#reformieren!
Anna Guenther

Anna Guenther
Anna Guenther | © Anna Guenther

​Im Laufe des Reformationsjahres 2017 kommen in dem Dossier „Gegenwarten Reformieren“ Trendsetter und Vordenker mit ihren persönlichen Erfahrungen und Vorstellungen von Wandel und Innovation zu Wort. Wo liegen Potenziale und Notwendigkeiten für gegenwärtige und zukunftsorientierte „Reformationen“?

Eine zentrale Forderung der Reformation galt dem Ausgleich der Machtverhältnisse, indem die Macht und der Reichtum einiger Weniger zum Wohle der Allgemeinheit reduziert werden sollten.

Martin Luther war überzeugt davon, dass Wissen Macht sei, also übersetzte er die Bibel, damit jeder sie verstehen könne. Auch widersprach er der Ansicht, Menschen könnten die Vergebung ihrer Sünden erkaufen.
 
2017 stehen wir an der Schwelle zu einer neuen Reformation. In den OECD-Ländern hat die soziale Ungleichheit ihren höchsten Stand in den letzten 50 Jahren erreicht: Die reichsten 10 Prozent verdienen neun Mal so viel wie die ärmsten zehn Prozent. Selbst in den Schwellenländern, in denen die Wachstumspolitik Millionen aus der Armut geführt hat,  ist der Abstand fünf Mal größer als in der OECD. Wirtschaftliches Wachstum nützt hauptsächlich den Reichsten, die am stärksten von unserem gegenwärtigen Finanzsystem profitieren. 

Wir glauben, dass die Zeit für Veränderung gekommen ist. Wir glauben, dass das Finanzwesen im Kern der Gemeinschaft und nicht den wenigen Reichen dienen sollte. Genau hier setzt Crowdfunding an: Statt einer privilegierten Minderheit entscheidet die Gemeinschaft, wer finanziert bzw. gefördert wird. Im Bereich des Risikokapitals gehen nur sieben Prozent der Finanzierungen an Unternehmerinnen, sogar nur 0,5 Prozent an Geschäftsführerinnen. Anders im Crowdfunding: Hier gehen über 40 Prozent der Finanzierungen an Unternehmerinnen und über 30 Prozent an Geschäftsführerinnen.

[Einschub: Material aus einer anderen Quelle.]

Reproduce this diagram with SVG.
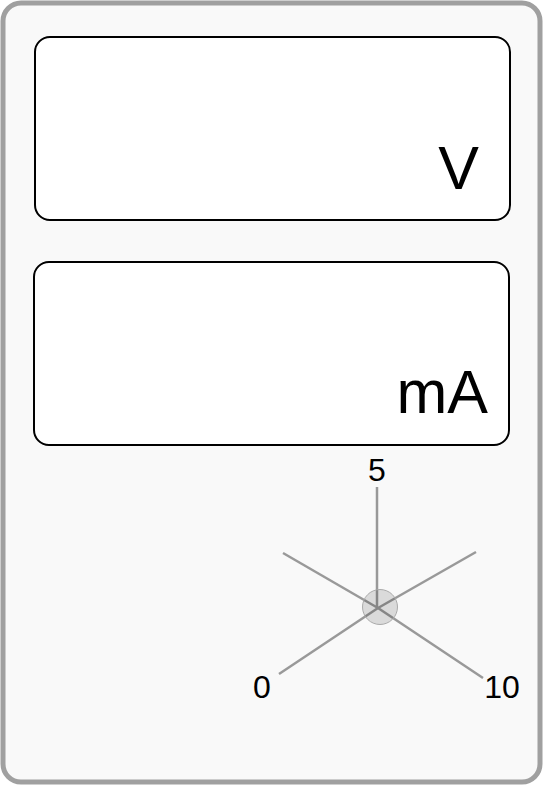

Zudem wächst die Crowd-Finanzierung von "social enterprises", was nicht nur die Chance eines  finanziellen, sondern auch eines sozialen Gewinns eröffnet. Solche Unternehmen bieten bewusst einfach gehaltene Informationen zu gemeinnützigen und sozialen Geschäftsideen, die jeder nachvollziehen kann.
Wir hoffen, dass die Finanzwelt diesen Trend unterstützt, eingedenk unserer Vorfahren, die bereits im 16. Jahrhundert gelernt haben, dass die Vergebung der Sünden nicht mit Geld zu erlangen ist.

BiograFie

Anna Guenther ist Mitgründerin und Haupt-Bubble-Blower von PledgeMe, Neuseelands erster Crowdfunding-Plattform. Seit deren Start vor fünf Jahren haben über 1000 kreative, gemeinnützige und unternehmerische Projekte über 15 Mio. $ einwerben können. Außerdem arbeitete Anna Guenther für die neuseeländische Regierung, das MIT und die Havard University. Zudem schloss sie ein Masterstudium in Betriebswirtschaft mit der Spezialisierung auf Crowdfunding ab.